**GIVEN REQUEST:** Leave out the pictures, and retype only the lines from the beginning of the material through the line that contains "1.733, 1.867, 2.0]", including both.
====
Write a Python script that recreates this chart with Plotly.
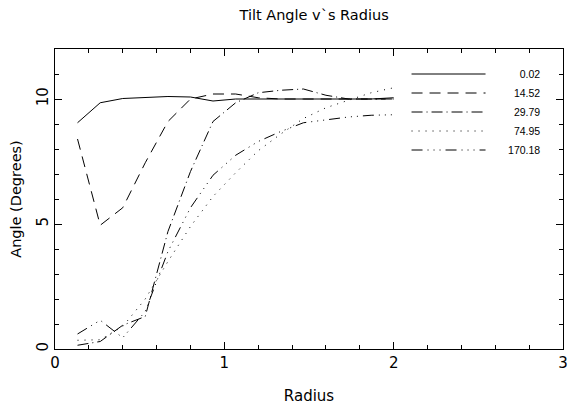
import plotly.graph_objects as go

radius = [0.133, 0.267, 0.4, 0.533, 0.667, 0.8, 0.933, 1.067, 1.2, 1.333, 1.467, 1.6, 1.733, 1.867, 2.0]

angle_002 = [9.05, 9.85, 10.02, 10.05, 10.1, 10.08, 9.92, 10.0, 10.0, 10.0, 10.0, 10.0, 10.0, 10.0, 10.05]
angle_1452 = [8.4, 4.95, 5.65, 7.45, 9.1, 10.0, 10.2, 10.2, 10.05, 10.0, 10.0, 10.0, 10.0, 10.0, 10.0]
angle_2979 = [0.15, 0.3, 0.95, 1.3, 4.7, 7.1, 9.1, 9.85, 10.25, 10.35, 10.4, 10.15, 10.0, 10.0, 10.0]
angle_7495 = [0.35, 0.37, 0.9, 2.0, 3.5, 4.9, 6.1, 7.05, 7.93, 8.6, 9.22, 9.65, 9.95, 10.25, 10.45]
angle_17018 = [0.6, 1.15, 0.45, 1.5, 3.9, 5.65, 6.95, 7.75, 8.3, 8.7, 9.05, 9.15, 9.28, 9.35, 9.37]

series_labels = ["0.02", "14.52", "29.79", "74.95", "170.18"]
series_values = [angle_002, angle_1452, angle_2979, angle_7495, angle_17018]
dash_styles = ["solid", "11px,7px", "11px,4px,1px,4px", "1px,6px", "11px,5px,1px,5px,1px,5px,1px,5px"]

x_ticks = [0, 1, 2, 3]
y_ticks = [0, 5, 10]

# right-align legend labels with figure spaces (digit-width)
width_max = max(len(s.replace(".", "")) for s in series_labels)
legend_names = ["\u2007" * (3 + width_max - len(s.replace(".", ""))) + s for s in series_labels]

fig = go.Figure()
for name, vals, dash in zip(legend_names, series_values, dash_styles):
    fig.add_trace(go.Scatter(
        x=radius, y=vals, mode="lines", name=name,
        line=dict(color="black", width=1, dash=dash),
    ))

axis_font = dict(family="DejaVu Sans", size=15, color="black")

fig.update_layout(
    width=568, height=407,
    margin=dict(l=55, r=5, t=49, b=58, autoexpand=False),
    paper_bgcolor="white", plot_bgcolor="white",
    title=dict(text="Tilt Angle v`s Radius", x=0.553, xanchor="center", y=0.963, yanchor="middle",
               font=dict(family="DejaVu Sans", size=14.5, color="black")),
    showlegend=True,
    legend=dict(x=0.692, y=0.965, xanchor="left", yanchor="top", bgcolor="rgba(0,0,0,0)",
                font=dict(family="Liberation Sans", size=10.5, color="black"),
                itemwidth=74, tracegroupgap=0),
)
fig.update_xaxes(
    range=[0, 3], tickvals=x_ticks, ticktext=[str(v) for v in x_ticks], automargin=False,
    ticks="inside", ticklen=7, tickcolor="black", showline=True, linecolor="black", linewidth=1,
    mirror="allticks", showgrid=False, zeroline=False, ticklabeloverflow="allow",
    minor=dict(dtick=0.2, ticks="inside", ticklen=4, tickcolor="black", showgrid=False),
    tickfont=axis_font,
    title=dict(text="Radius", font=dict(family="DejaVu Sans", size=15, color="black"), standoff=19),
)
fig.update_yaxes(
    range=[0, 12], tickvals=y_ticks, ticktext=[str(v) for v in y_ticks], automargin=False,
    ticks="inside", ticklen=7, tickcolor="black", showline=True, linecolor="black", linewidth=1,
    mirror="allticks", showgrid=False, zeroline=False, tickangle=-90,
    minor=dict(dtick=1, ticks="inside", ticklen=4, tickcolor="black", showgrid=False),
    tickfont=axis_font,
    title=dict(text="Angle (Degrees)", font=dict(family="DejaVu Sans", size=14.5, color="black"), standoff=8),
)

fig.write_html("out.html")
====
**WRITTEN RESPONSE:**
Write a Python script that recreates this chart with Plotly.
import plotly.graph_objects as go

radius = [0.133, 0.267, 0.4, 0.533, 0.667, 0.8, 0.933, 1.067, 1.2, 1.333, 1.467, 1.6, 1.733, 1.867, 2.0]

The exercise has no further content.